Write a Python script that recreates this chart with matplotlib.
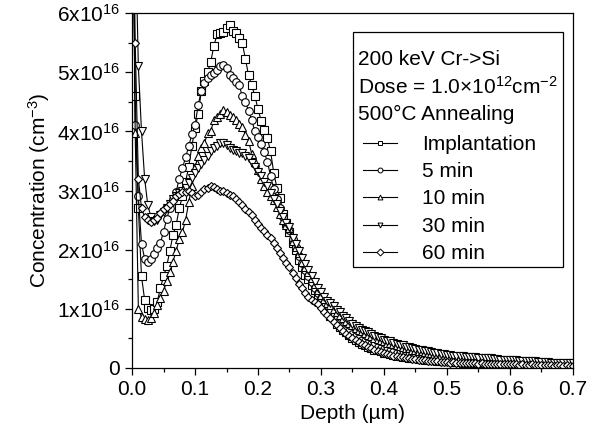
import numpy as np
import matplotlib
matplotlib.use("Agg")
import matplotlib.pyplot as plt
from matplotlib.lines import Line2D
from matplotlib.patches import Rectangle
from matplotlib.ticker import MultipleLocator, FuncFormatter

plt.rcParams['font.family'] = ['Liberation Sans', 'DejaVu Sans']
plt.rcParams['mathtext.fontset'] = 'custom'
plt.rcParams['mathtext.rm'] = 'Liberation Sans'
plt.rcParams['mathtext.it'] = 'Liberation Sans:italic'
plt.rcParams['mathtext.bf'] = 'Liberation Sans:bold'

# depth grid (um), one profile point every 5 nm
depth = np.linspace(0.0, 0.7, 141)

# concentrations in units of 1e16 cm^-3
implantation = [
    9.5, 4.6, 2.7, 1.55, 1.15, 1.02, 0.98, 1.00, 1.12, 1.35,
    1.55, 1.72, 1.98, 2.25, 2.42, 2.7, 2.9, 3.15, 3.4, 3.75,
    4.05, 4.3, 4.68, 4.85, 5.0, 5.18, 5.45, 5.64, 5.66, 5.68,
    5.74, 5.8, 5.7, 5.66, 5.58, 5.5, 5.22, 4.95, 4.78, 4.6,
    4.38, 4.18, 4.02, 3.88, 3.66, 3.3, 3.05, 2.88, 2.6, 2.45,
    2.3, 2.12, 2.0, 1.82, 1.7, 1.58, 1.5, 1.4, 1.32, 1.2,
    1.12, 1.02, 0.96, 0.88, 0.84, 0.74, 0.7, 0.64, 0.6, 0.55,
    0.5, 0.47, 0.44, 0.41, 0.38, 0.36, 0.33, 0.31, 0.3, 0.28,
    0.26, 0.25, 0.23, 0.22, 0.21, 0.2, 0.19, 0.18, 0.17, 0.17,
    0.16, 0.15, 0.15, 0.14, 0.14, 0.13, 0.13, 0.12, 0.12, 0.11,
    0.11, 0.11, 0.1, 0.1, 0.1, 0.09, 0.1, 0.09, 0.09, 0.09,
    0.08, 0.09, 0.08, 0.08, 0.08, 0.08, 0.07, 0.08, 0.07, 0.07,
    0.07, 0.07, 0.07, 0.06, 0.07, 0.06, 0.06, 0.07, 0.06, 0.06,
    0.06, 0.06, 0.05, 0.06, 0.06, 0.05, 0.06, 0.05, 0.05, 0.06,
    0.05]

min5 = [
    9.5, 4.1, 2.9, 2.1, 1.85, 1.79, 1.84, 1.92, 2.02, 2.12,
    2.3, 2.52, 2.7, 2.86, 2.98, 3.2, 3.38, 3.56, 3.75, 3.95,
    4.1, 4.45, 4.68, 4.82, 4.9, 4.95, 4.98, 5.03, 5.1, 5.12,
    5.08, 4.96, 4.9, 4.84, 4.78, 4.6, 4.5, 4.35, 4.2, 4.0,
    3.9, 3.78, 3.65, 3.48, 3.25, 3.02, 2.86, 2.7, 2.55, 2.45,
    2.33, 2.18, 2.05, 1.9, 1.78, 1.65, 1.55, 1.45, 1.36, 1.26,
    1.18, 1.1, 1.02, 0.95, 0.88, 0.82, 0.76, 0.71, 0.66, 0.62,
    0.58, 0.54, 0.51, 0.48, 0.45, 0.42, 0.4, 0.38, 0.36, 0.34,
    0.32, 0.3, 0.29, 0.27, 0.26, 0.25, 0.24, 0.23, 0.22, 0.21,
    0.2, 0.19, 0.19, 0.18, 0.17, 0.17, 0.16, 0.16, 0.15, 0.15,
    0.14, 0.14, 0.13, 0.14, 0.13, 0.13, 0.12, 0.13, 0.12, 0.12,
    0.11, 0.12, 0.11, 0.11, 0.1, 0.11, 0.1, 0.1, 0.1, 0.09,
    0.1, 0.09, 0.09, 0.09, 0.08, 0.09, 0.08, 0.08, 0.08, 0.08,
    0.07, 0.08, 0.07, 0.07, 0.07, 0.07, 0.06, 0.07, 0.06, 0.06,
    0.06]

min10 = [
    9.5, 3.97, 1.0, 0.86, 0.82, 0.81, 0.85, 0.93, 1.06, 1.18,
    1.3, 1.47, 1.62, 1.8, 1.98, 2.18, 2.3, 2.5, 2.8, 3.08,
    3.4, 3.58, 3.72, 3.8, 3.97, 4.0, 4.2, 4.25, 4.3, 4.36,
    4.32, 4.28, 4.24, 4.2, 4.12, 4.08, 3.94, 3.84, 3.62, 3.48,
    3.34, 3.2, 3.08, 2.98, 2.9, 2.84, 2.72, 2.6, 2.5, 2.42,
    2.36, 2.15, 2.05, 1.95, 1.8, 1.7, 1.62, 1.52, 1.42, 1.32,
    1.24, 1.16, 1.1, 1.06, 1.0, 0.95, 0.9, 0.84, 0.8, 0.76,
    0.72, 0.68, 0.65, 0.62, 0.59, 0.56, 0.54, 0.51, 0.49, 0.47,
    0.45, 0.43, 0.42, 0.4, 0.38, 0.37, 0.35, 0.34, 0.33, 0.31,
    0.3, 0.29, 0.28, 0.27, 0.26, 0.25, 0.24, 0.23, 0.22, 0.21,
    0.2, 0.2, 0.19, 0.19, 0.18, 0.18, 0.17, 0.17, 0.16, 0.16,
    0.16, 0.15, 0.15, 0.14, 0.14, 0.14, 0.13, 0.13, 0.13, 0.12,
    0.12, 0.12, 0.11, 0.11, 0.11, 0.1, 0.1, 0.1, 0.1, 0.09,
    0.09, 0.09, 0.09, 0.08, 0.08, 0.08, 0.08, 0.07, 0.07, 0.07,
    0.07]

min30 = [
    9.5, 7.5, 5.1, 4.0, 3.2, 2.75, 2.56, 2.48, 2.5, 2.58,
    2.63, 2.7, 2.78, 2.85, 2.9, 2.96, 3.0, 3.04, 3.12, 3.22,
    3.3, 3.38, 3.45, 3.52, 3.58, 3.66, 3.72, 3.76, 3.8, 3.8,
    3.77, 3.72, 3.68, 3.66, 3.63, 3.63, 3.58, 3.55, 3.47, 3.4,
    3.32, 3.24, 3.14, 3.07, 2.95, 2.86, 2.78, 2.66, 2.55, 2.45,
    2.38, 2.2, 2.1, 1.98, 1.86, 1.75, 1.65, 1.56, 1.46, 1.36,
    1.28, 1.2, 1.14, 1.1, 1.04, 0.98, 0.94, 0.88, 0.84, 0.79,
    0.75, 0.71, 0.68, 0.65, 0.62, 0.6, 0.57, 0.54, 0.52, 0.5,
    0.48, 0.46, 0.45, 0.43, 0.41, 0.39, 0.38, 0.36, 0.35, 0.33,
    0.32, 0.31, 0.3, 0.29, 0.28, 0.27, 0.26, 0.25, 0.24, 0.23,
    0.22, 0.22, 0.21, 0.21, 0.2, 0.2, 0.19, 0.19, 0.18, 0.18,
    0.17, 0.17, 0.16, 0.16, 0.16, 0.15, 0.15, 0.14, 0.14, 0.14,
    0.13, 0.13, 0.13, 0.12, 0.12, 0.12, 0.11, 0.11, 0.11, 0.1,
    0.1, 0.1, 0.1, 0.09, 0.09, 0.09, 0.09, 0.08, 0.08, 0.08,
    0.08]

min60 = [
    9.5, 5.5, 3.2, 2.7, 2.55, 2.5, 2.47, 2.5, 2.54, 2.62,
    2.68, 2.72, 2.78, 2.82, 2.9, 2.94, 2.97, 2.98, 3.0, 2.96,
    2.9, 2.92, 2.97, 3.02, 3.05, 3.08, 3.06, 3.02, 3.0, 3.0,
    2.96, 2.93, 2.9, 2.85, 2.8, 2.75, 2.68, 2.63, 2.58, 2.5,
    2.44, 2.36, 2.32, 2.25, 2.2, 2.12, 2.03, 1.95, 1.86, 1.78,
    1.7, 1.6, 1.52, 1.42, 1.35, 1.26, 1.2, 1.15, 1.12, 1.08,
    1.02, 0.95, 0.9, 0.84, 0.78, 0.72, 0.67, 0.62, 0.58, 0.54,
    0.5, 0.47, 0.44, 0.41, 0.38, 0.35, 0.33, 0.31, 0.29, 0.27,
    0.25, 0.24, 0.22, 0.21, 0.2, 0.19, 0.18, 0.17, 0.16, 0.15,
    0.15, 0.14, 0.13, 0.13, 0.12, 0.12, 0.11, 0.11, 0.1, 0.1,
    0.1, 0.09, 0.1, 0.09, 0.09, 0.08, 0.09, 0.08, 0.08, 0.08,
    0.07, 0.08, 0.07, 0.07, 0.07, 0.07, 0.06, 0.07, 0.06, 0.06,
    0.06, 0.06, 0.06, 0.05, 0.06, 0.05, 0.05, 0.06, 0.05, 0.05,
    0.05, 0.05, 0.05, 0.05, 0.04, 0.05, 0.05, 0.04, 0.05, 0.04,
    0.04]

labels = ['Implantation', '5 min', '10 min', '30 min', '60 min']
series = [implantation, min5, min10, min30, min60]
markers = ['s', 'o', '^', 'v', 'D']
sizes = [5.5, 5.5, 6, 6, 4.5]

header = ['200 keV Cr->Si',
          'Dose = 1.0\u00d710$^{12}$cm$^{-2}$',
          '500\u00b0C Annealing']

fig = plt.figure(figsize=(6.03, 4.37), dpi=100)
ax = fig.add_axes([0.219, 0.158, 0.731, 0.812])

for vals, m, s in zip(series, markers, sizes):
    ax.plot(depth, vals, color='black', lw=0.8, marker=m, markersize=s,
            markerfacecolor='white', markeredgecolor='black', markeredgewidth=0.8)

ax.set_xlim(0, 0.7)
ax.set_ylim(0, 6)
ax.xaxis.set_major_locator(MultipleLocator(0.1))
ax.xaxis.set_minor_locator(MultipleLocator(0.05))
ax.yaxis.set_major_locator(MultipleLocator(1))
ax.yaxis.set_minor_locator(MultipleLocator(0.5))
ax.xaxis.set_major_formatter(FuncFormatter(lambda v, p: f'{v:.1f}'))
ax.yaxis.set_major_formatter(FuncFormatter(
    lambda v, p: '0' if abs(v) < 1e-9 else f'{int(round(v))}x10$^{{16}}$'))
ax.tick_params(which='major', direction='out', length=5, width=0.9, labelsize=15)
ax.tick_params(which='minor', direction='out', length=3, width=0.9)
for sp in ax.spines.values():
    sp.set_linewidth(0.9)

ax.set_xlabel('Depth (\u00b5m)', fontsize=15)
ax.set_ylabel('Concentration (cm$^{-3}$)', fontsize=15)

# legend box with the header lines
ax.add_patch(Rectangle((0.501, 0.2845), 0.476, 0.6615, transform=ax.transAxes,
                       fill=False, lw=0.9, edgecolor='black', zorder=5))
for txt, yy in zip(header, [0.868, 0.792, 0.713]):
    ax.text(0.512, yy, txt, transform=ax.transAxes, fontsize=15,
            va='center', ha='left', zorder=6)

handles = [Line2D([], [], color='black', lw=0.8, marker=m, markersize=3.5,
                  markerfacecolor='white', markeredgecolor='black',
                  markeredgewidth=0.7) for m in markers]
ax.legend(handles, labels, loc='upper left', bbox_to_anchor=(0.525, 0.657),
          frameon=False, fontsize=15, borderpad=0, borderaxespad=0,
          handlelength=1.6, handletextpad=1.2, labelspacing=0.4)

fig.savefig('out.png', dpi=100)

┄┄┄┄┄┄

Given problem – Leave out the pictures and restate, word for word, the lines from the top of the data through the line containing "from matplotlib.ticker import", both included.

Answer to the exercise –
Write a Python script that recreates this chart with matplotlib.
import numpy as np
import matplotlib
matplotlib.use("Agg")
import matplotlib.pyplot as plt
from matplotlib.lines import Line2D
from matplotlib.patches import Rectangle
from matplotlib.ticker import MultipleLocator, FuncFormatter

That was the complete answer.